- Nickname: Hans
- Born: 25 November 1884 Zweibrücken, Kingdom of Bavaria, German Empire
- Died: 26 February 1947 (aged 62) Belgrade, PR Serbia, FPR Yugoslavia
- Cause of death: Execution by hanging
- Allegiance: Bavaria Germany
- Branch: Royal Bavarian Army Heer
- Service years: 1903–1944
- Rank: Generalleutnant
- Commands: 718th Infantry Division
- Conflicts: Western Front 1914–1916; World War II in Yugoslavia 1941–1943;
- Awards: Iron Cross 1st Class

= Johann Fortner =

German general (1884–1947)

Johann Fortner (25 November 1884 – 26 February 1947) was a German Generalleutnant during World War II who commanded the 718th Infantry Division from its formation in May 1941 until he was relieved in March 1943. During his command the division engaged in anti-Partisan operations throughout occupied Yugoslavia, mainly within the Independent State of Croatia. The Nazi security warfare conducted by the division whilst under his command involved brutal and widespread massacres and burning of villages. He was retired from active duty in 1944. After the war, Fortner was extradited to Yugoslavia, convicted in a war crimes trial and executed.

==Early life==
Fortner was born in Zweibrücken in the Kingdom of Bavaria in 1884. In 1903, Fortner joined the 5th Bavarian Regiment of the Royal Bavarian Army as a Fahnenjunker (officer cadet). During World War I Fortner served on the Western Front with the 5th Bavarian Infantry Regiment (as part of the 4th Bavarian Infantry Division. He started the war as an Oberleutnant and was promoted to Hauptmann, commanded a company of his regiment and was awarded the Iron Cross 2nd and 1st Class. He was captured by the British Army during the Battle of Flers-Courcelette on 15 September 1916 and remained a prisoner of war for the remainder of the war.

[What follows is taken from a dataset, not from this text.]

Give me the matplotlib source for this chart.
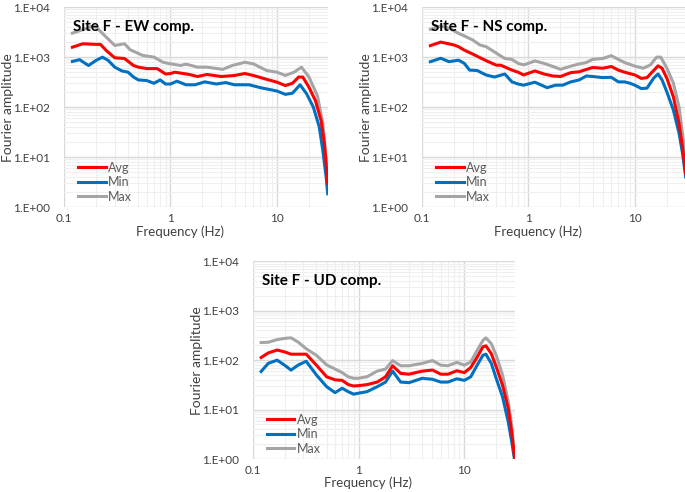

Soon after he was released from internment in November 1919, Fortner transferred from the Reichswehr to the Bavarian State Police and over a period of 15 years rose to the rank of Polizei-Oberst (Police Colonel) before joining the Wehrmacht soon after its creation in 1935 with the rank of Oberst (Colonel), and was appointed as the commander of the Kassel military district.

==World War II==
In 1939 Fortner was appointed as the director of training in Landeck in Tyrol, Austria. In May 1941 he was appointed to command the newly raised 718th Infantry Division, and this was followed by his promotion to Generalmajor in June 1941.

While Fortner was based in Sarajevo, he visited the Bosnian National Museum and demanded that the museum custodians hand over a 14th-century illuminated Jewish manuscript known as the Sarajevo Haggadah. The chief librarian of the museum, a Bosnian Muslim, told Fortner that the manuscript had already been handed over to another German officer. The librarian then smuggled the manuscript to a village in the mountains, where the local imam secreted it amongst the Korans in his library. The manuscript survived the war and was returned to the museum.

Between May 1941 and June 1942, Fortner's division was the only permanent German garrison in the Independent State of Croatia. While under Fortner's command, members of the division executed Jews and Romani in the Territory of the Military Commander in Serbia.

In November 1942, Fortner was promoted to Generalleutnant. On 15 March 1943, Fortner was relieved and placed on the reserve list of generals. On 31 March 1944, he was retired from military duties. Fortner was extradited to Yugoslavia after the war ended, tried and found guilty of the murder of Yugoslav civilians during his command of the 718th Infantry Division. He was sentenced to death on 16 February 1947 and was hanged less than two weeks later.